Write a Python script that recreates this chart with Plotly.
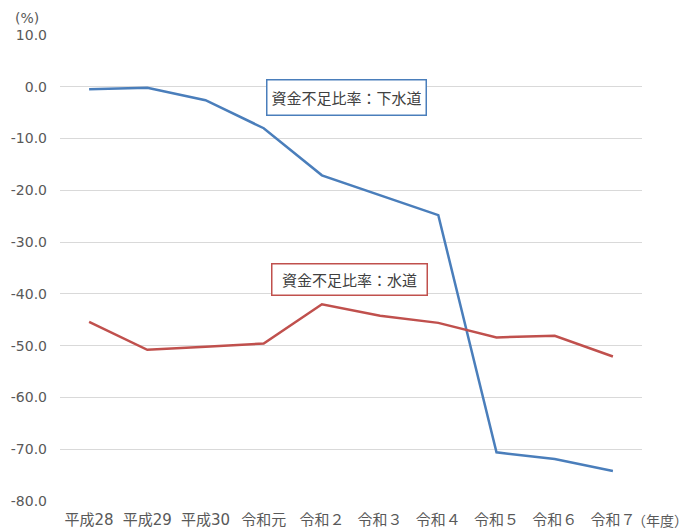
import plotly.graph_objects as go

# 年度
years = ["平成28", "平成29", "平成30", "令和元", "令和２", "令和３", "令和４", "令和５", "令和６", "令和７"]

# 資金不足比率（%）
sewer = [-0.5, -0.2, -2.6, -8.0, -17.1, -20.9, -24.8, -70.6, -71.9, -74.2]
water = [-45.4, -50.8, -50.2, -49.6, -42.0, -44.2, -45.6, -48.4, -48.1, -52.1]

y_ticks = [10, 0, -10, -20, -30, -40, -50, -60, -70, -80]
y_tick_text = ["10.0", "0.0", "-10.0", "-20.0", "-30.0", "-40.0", "-50.0", "-60.0", "-70.0", "-80.0"]

font_family = "DejaVu Sans, Noto Sans CJK JP, sans-serif"
text_gray = "#595959"

fig = go.Figure()

fig.add_trace(go.Scatter(
    x=years, y=sewer, mode="lines",
    line=dict(color="#4a7ebb", width=2.5),
    name="資金不足比率：下水道",
))
fig.add_trace(go.Scatter(
    x=years, y=water, mode="lines",
    line=dict(color="#c0504d", width=2.5),
    name="資金不足比率：水道",
))

# the page body has an 8px margin, so the figure is 8px smaller than the window
fig.update_layout(
    width=682, height=522,
    margin=dict(l=52, r=48, t=27, b=29, autoexpand=False),
    paper_bgcolor="white",
    plot_bgcolor="white",
    showlegend=False,
    font=dict(family=font_family, color=text_gray, size=15),
)

fig.update_xaxes(
    type="category",
    range=[-0.5, 9.5],
    showgrid=False,
    showline=False,
    ticks="",
    ticklabelstandoff=8,
    tickfont=dict(size=15, color=text_gray),
)
fig.update_yaxes(
    range=[-80, 10],
    tickvals=y_ticks,
    ticktext=y_tick_text,
    showgrid=True,
    gridcolor="#d9d9d9",
    gridwidth=1,
    zeroline=False,
    showline=False,
    ticks="",
    ticklabelstandoff=12,
    tickfont=dict(size=14, color=text_gray),
)

# 系列ラベル
fig.add_annotation(
    x=0.493, y=0.866, xref="paper", yref="paper",
    xanchor="center", yanchor="middle",
    text="資金不足比率：下水道", showarrow=False,
    font=dict(size=15, color="#404040", family="Noto Sans CJK JP"),
    width=150, height=26, borderpad=4,
    bordercolor="#4a7ebb", borderwidth=1.5,
    bgcolor="white",
)
fig.add_annotation(
    x=0.4966, y=0.475, xref="paper", yref="paper",
    xanchor="center", yanchor="middle",
    text="資金不足比率：水道", showarrow=False,
    font=dict(size=15, color="#404040", family="Noto Sans CJK JP"),
    width=146, height=22, borderpad=4,
    bordercolor="#c0504d", borderwidth=1.5,
    bgcolor="white",
)

# 単位
fig.add_annotation(
    x=-0.057, y=1.037, xref="paper", yref="paper",
    xanchor="center", yanchor="middle",
    text="(%)", showarrow=False,
    font=dict(size=14, color=text_gray),
)
fig.add_annotation(
    x=1.031, y=-0.041, xref="paper", yref="paper",
    xanchor="center", yanchor="middle",
    text="（年度）", showarrow=False,
    font=dict(size=14, color=text_gray, family="Noto Sans CJK JP"),
)

fig.write_html("out.html")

——

PROBLEM TO WORK ON: Transcribe the material exactly, keeping every word and none of the pictures.

OUTPUT OF THE EXERCISE:
Write a Python script that recreates this chart with Plotly.
import plotly.graph_objects as go

# 年度
years = ["平成28", "平成29", "平成30", "令和元", "令和２", "令和３", "令和４", "令和５", "令和６", "令和７"]

# 資金不足比率（%）
sewer = [-0.5, -0.2, -2.6, -8.0, -17.1, -20.9, -24.8, -70.6, -71.9, -74.2]
water = [-45.4, -50.8, -50.2, -49.6, -42.0, -44.2, -45.6, -48.4, -48.1, -52.1]

y_ticks = [10, 0, -10, -20, -30, -40, -50, -60, -70, -80]
y_tick_text = ["10.0", "0.0", "-10.0", "-20.0", "-30.0", "-40.0", "-50.0", "-60.0", "-70.0", "-80.0"]

font_family = "DejaVu Sans, Noto Sans CJK JP, sans-serif"
text_gray = "#595959"

fig = go.Figure()

fig.add_trace(go.Scatter(
    x=years, y=sewer, mode="lines",
    line=dict(color="#4a7ebb", width=2.5),
    name="資金不足比率：下水道",
))
fig.add_trace(go.Scatter(
    x=years, y=water, mode="lines",
    line=dict(color="#c0504d", width=2.5),
    name="資金不足比率：水道",
))

# the page body has an 8px margin, so the figure is 8px smaller than the window
fig.update_layout(
    width=682, height=522,
    margin=dict(l=52, r=48, t=27, b=29, autoexpand=False),
    paper_bgcolor="white",
    plot_bgcolor="white",
    showlegend=False,
    font=dict(family=font_family, color=text_gray, size=15),
)

fig.update_xaxes(
    type="category",
    range=[-0.5, 9.5],
    showgrid=False,
    showline=False,
    ticks="",
    ticklabelstandoff=8,
    tickfont=dict(size=15, color=text_gray),
)
fig.update_yaxes(
    range=[-80, 10],
    tickvals=y_ticks,
    ticktext=y_tick_text,
    showgrid=True,
    gridcolor="#d9d9d9",
    gridwidth=1,
    zeroline=False,
    showline=False,
    ticks="",
    ticklabelstandoff=12,
    tickfont=dict(size=14, color=text_gray),
)

# 系列ラベル
fig.add_annotation(
    x=0.493, y=0.866, xref="paper", yref="paper",
    xanchor="center", yanchor="middle",
    text="資金不足比率：下水道", showarrow=False,
    font=dict(size=15, color="#404040", family="Noto Sans CJK JP"),
    width=150, height=26, borderpad=4,
    bordercolor="#4a7ebb", borderwidth=1.5,
    bgcolor="white",
)
fig.add_annotation(
    x=0.4966, y=0.475, xref="paper", yref="paper",
    xanchor="center", yanchor="middle",
    text="資金不足比率：水道", showarrow=False,
    font=dict(size=15, color="#404040", family="Noto Sans CJK JP"),
    width=146, height=22, borderpad=4,
    bordercolor="#c0504d", borderwidth=1.5,
    bgcolor="white",
)

# 単位
fig.add_annotation(
    x=-0.057, y=1.037, xref="paper", yref="paper",
    xanchor="center", yanchor="middle",
    text="(%)", showarrow=False,
    font=dict(size=14, color=text_gray),
)
fig.add_annotation(
    x=1.031, y=-0.041, xref="paper", yref="paper",
    xanchor="center", yanchor="middle",
    text="（年度）", showarrow=False,
    font=dict(size=14, color=text_gray, family="Noto Sans CJK JP"),
)

fig.write_html("out.html")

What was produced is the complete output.